One other little note of interest is that we learn that Matt's first job is with a law firm in Boston. In fact, he's only in New York on instructions from that firm to do some work there. I'm not sure we've been told this before and it's a noteworthy little detail given extra resonance when Matt meets up with Foggy and finds out that the work he's involved in is somewhat similar to what Matt would later do in Hell's Kitchen with the Storefront. Ironically, Matt has found employment in business law whilst Foggy's is closer to pro bono work, trying to prevent exploitation by a slum landlord.

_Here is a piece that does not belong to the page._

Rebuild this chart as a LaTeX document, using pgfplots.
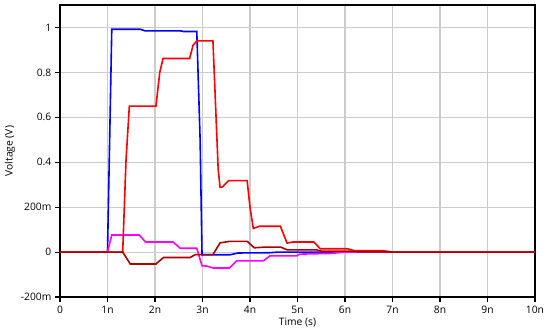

It's like they should swap. But, hey, doesn't that happen sometimes? We end up in areas of work that we can get rather than those we're necessarily most gifted or passionate about. But you can already anticipate Matt worming his way into Foggy's portfolio rather than sit back comfortably in a more secure scenario in Boston...
Cast
Daredevil/Matt Murdock
Foggy Nelson
Kingpin/Wilson Fisk
Battling Jack Murdock
Sister Maggie
Mickey/Dominique Moram
Larks
Clay
Sylvio
Eric Slaughter
Glenn Moram
Sussman
Officer Liebowitz
Rating: 9 out of 10





3 comments:
At the time it was published, Daredevil: The Man Without Fear was not supposed to be canon. It was based on an unproduced movie script Frank Miller wrote, and Miller didn't do any fiddling with it to make it match with continuity when he adapted it to comics.
Despite this, many later Daredevil writers did treat it like canon. But others haven't. So it's current status is unclear...
I have to say that despite my fondness for Miller's DD I never liked this mini all that much.
I especially dislike the new take on Elektra. In the original versionit was her father's death who drove her to become an assassin - a nice parallel/dark mirror to Matt becoming DD.
Here, she's just a crazy ninja from the get go.
Hi, ShadZ
That's an interesting point because the comic really does feel cinematic in the way it reads.
I suppose I've tried to review the series as if it were canonical, though that does require trying to fit a square peg into a round hole! It's probably best to see it as a reinterpretation of events.